= Quality storyboard =

Method for illustrating the quality control process

A quality storyboard is a visual tool used in production and product development to outline the quality and performance standards for a project or product, ensuring that the final product meets or exceeds the specified objectives.

== Examples of Quality storyboards ==
At Yokogawa-Hewlett-Packard in Japan, the QC story is told using a flip chart of size 6 x 6 feet (2 x 2 meters). The project team uses colored markers to show the PDSA cycle (Shewhart cycle) and the SDSA cycle (Standardize, Do, Study, Act). After each manager writes an interpretation of the policy statement, the interpretation is discussed with the next manager above to reconcile differences in understanding and direction. In this way, they develop a consensus.
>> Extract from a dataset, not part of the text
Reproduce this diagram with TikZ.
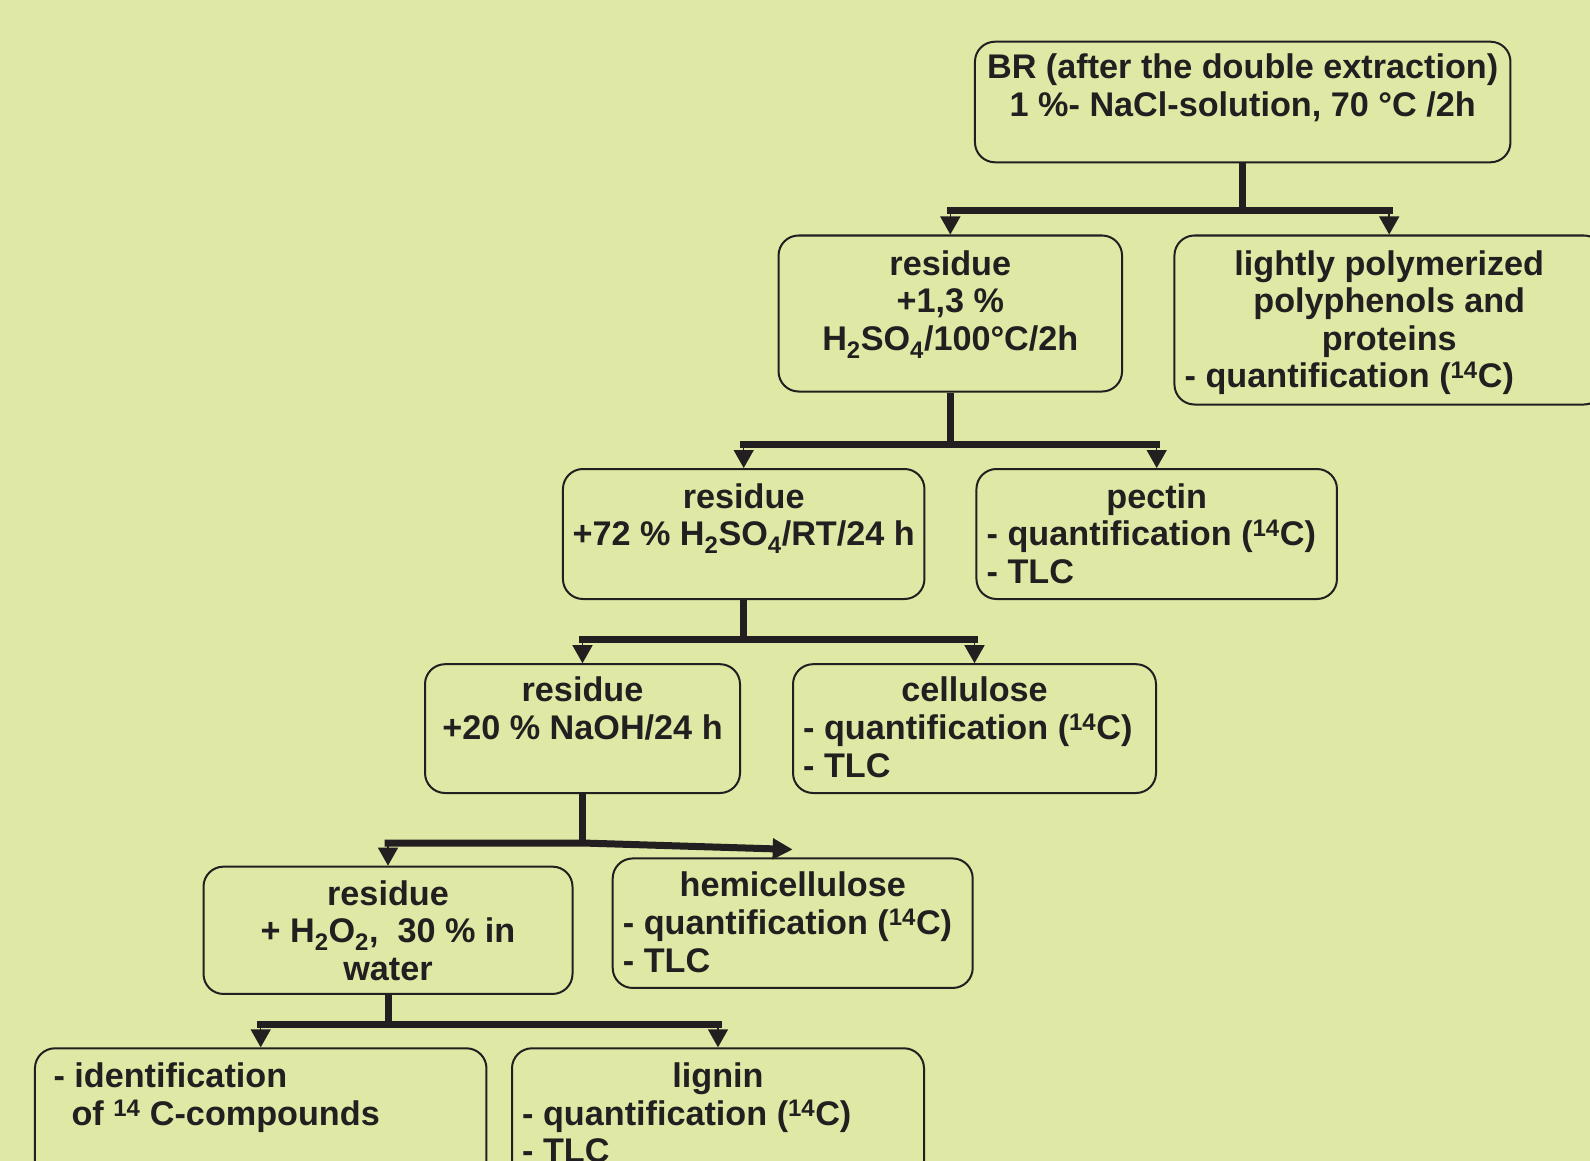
\documentclass[tikz,border=0pt]{standalone}
\usepackage{fontspec}
\setmainfont{Liberation Sans}
\usetikzlibrary{arrows.meta}
\definecolor{paper}{RGB}{223,232,164}
\definecolor{ink}{RGB}{35,31,32}

\begin{document}
\begin{tikzpicture}[x=1pt,y=-1pt,
    box/.style={draw=ink,line width=2pt,rounded corners=20pt,inner sep=0pt},
    txt/.style={inner sep=0pt,text=ink,align=center,anchor=base,font=\fontsize{34.2}{37.8}\selectfont\bfseries},
    lst/.style={txt,align=left,anchor=base west},
    stem/.style={draw=ink,line width=7pt},
    bar/.style={stem,line cap=rect},
    tip/.style={draw=ink,line width=1.5pt,-{Triangle[length=18pt,width=20pt]}}]
    \fill[paper](0,0)rectangle(1590,1161);
    \useasboundingbox(0,0)rectangle(1590,1161);

    % boxes
    \node[box,minimum width=535.5pt,minimum height=120.6pt](top)at(1242.7,102){};
    \node[box,minimum width=343.5pt,minimum height=156pt](res1)at(950.3,313.5){};
    \node[box,minimum width=429.5pt,minimum height=169pt](light)at(1389.2,320){};
    \node[box,minimum width=361.5pt,minimum height=130pt](res2)at(743.7,534){};
    \node[box,minimum width=360.5pt,minimum height=130pt](pectin)at(1156.7,534){};
    \node[box,minimum width=315pt,minimum height=128.8pt](res3)at(582.5,728.6){};
    \node[box,minimum width=363pt,minimum height=128.8pt](cell)at(974.5,728.6){};
    \node[box,minimum width=369pt,minimum height=127.3pt](res4)at(388,930.3){};
    \node[box,minimum width=360pt,minimum height=129.5pt](hemi)at(792.7,923.2){};
    \node[box,minimum width=451.5pt,minimum height=160pt](ident)at(260.7,1128.3){};
    \node[box,minimum width=412pt,minimum height=160pt](lignin)at(718,1128.3){};

    % texts (placed at the baseline of their last line)
    \node[txt](top-t)at(1242.7,116.8){BR (after the double extraction)\\1 \%- NaCl-solution, 70 °C /2h};
    \node[txt](res1-t)at(950.3,350.6){residue\\+1,3 \%\\H\textsubscript{2}SO\textsubscript{4}/100°C/2h};
    \node[txt](light-t)at(1389.2,350.6){lightly polymerized\\polyphenols and\\proteins};
    \node[lst](light-l)at(1184.5,387.5){- quantification (\textsuperscript{14}C)};
    \node[txt](res2-t)at(743.7,545.8){residue\\+72 \% H\textsubscript{2}SO\textsubscript{4}/RT/24 h};
    \node[txt](pectin-t)at(1156.7,508){pectin};
    \node[lst](pectin-l)at(986.5,583.6){- quantification (\textsuperscript{14}C)\\- TLC};
    \node[txt](res3-t)at(582.5,739.3){residue\\+20 \% NaOH/24 h};
    \node[txt](cell-t)at(974.5,701.5){cellulose};
    \node[lst](cell-l)at(803,777.1){- quantification (\textsuperscript{14}C)\\- TLC};
    \node[txt](res4-t)at(388,980.6){residue\\+ H\textsubscript{2}O\textsubscript{2},\ \ 30 \% in\\water};
    \node[txt](hemi-t)at(792.7,896.7){hemicellulose};
    \node[lst](hemi-l)at(622.7,972.3){- quantification (\textsuperscript{14}C)\\- TLC};
    \node[lst](ident-l)at(53.3,1125.1){- identification\\\hspace*{18pt}of \textsuperscript{14} C-compounds};
    \node[txt](lignin-t)at(718,1087.3){lignin};
    \node[lst](lignin-l)at(522,1162.9){- quantification (\textsuperscript{14}C)\\- TLC};

    % connectors
    \coordinate(j1)at(1242.7,211);
    \draw[stem](top.south)--(j1);
    \draw[bar](res1.north|-j1)--(light.north|-j1);
    \draw[tip](res1.north|-j1)--(res1.north);
    \draw[tip](light.north|-j1)--(light.north);

    \coordinate(j2)at(950.3,444);
    \draw[stem](res1.south)--(j2);
    \draw[bar](res2.north|-j2)--(pectin.north|-j2);
    \draw[tip](res2.north|-j2)--(res2.north);
    \draw[tip](pectin.north|-j2)--(pectin.north);

    \coordinate(j3)at(743.7,639);
    \draw[stem](res2.south)--(j3);
    \draw[bar](res3.north|-j3)--(cell.north|-j3);
    \draw[tip](res3.north|-j3)--(res3.north);
    \draw[tip](cell.north|-j3)--(cell.north);

    \coordinate(j4)at(582.5,843);
    \draw[stem](res3.south)--(j4);
    \draw[bar,-{Triangle[length=20pt,width=20pt]}](res4.north|-j4)--(j4)--([yshift=8pt]hemi.north);
    \draw[tip](res4.north|-j4)--(res4.north);

    \coordinate(j5)at(388,1024);
    \draw[stem](res4.south)--(j5);
    \draw[bar](ident.north|-j5)--(lignin.north|-j5);
    \draw[tip](ident.north|-j5)--(ident.north);
    \draw[tip](lignin.north|-j5)--(lignin.north);
\end{tikzpicture}
\end{document}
== Worker participation in managerial diagnostics ==

When the management attempts to make a managerial diagnosis, it is important that the people whose work is being diagnosed be properly prepared to enter the discussion. For this purpose, it is very helpful if everyone knows how to tell the QC story. Telling the story properly requires seven steps:

- Problem definition
  This step includes an explanation of why the problem is important (which will tie it to the priority statements of the top management or to a problem that is essential as seen at the lower levels). Normally, this step includes a discussion of the losses that occur because of the problem. The team will make an estimate of what should be done and work on it. A target is often specified, though it is understood that reaching such a target cannot be guaranteed. A schedule is proposed.
- Data collection
  This step involves observing the time, place, type, and symptoms of the problem. It involves data gathering and displays an attempt to understand the important aspects of the problem.
- Analysis
  In this step, various tools for quality analysis are used. This includes Control charts, Pareto charts, cause-and-effect diagrams, scatter diagrams, and histograms.
- Action
  Based on the analysis, an action is taken.
- Study
  The results are studied to see if they conform to what was expected and to learn from what was not expected. Data is taken to confirm the action.
- Act or standardize
  Appropriate steps are taken to ensure that the gains are secured. New standard procedures are introduced.
- Plans for the future/Continuity
  As a result of solving this problem, other problems will have been identified and other opportunities recognized.

These seven steps do not describe how a problem is solved. Problem-solving requires iteration, and it is often necessary to go back to a previous step as new data is found and better analysis is made. However, when the time comes to report on what was done, the above format provides the basis for telling the story in a way that makes it comprehensible to the upper levels of management.

== Questions to guide constructing a Quality storyboard ==

Definition of the problem:

- Does the problem definition contain these three parts: direction, measure, and reference?
- Did you avoid words like "improve" and "lack of"?
- Have you avoided using "and" to address more than one issue in the Problem definition?

Why Selected:

- Have you explained how you know this is the most important issue to work on?
- Have you shown how the issue relates to the customer or customer satisfaction, or how it will benefit the customer?
- Have you explained the method used to select the issue?

Initial state:

- Have you described, in numerical terms, the status of the measure in the Problem definition?
- Have you collected time series data?
- Have you provided some historical information about the status of the measure?
- Is data displayed in a visual, graphical format?
- Is there a flow chart or other explanation of the status of the process at the beginning of the project?
- Have you included other facts that would help the reader understand the initial situation?

Analysis of Causes:

- Is there a clear statement of the major cause(s) of the issue?
- Have you explained how the possible causes were theorized?
- Is data included showing how the main causes were identified?
- Is data displayed in such a way that the connection between the issue and the cause(s) is clear?
- Have you explained how the data were collected and over what time-period they were collected?

Plans:

- Is there a complete purpose Statement and objectives designed to move toward the purpose: direction, measure, reference, target, time frame, and owner?
- Is it clear how the target was derived from the analysis?
- Is it clear that the actions in the plan are aimed at correcting root cause(s)?
- Have you indicated what alternative solutions were considered, and how they were evaluated to select the best improvement theory?
- Have you included a copy of the planning documents?
- Have you indicated whether the plan was implemented on schedule?

Study:

- Is there a comparison of the target in the improvement theory and the actual results?
- Are the results displayed in the same graphical format as the information in "Initial state(s)" or "Analysis/analyses?
- Have you indicated whether the results were achieved in the expected time frame?
- If the results did not match the objectives or were achieved outside the expected time, have you provided an analysis of the differences?
- Have you included any other related results, good or bad?

Acts and Standardization:

- Have you explained the actions taken to hold the gain and updated all related documentation, training in the new process, skills training, physical reorganization, sharing, or process monitoring?

Future Plans:

- Have you included a list of possible next projects?
- Have you indicated which of the possible projects will be the next issue for improvement?

It is believed to have been first developed by a Japanese tractor company, Komatsu.

Quality storyboards were also used by Florida Power & Light as part of their quality drive during the 1980s to win the Deming Prize.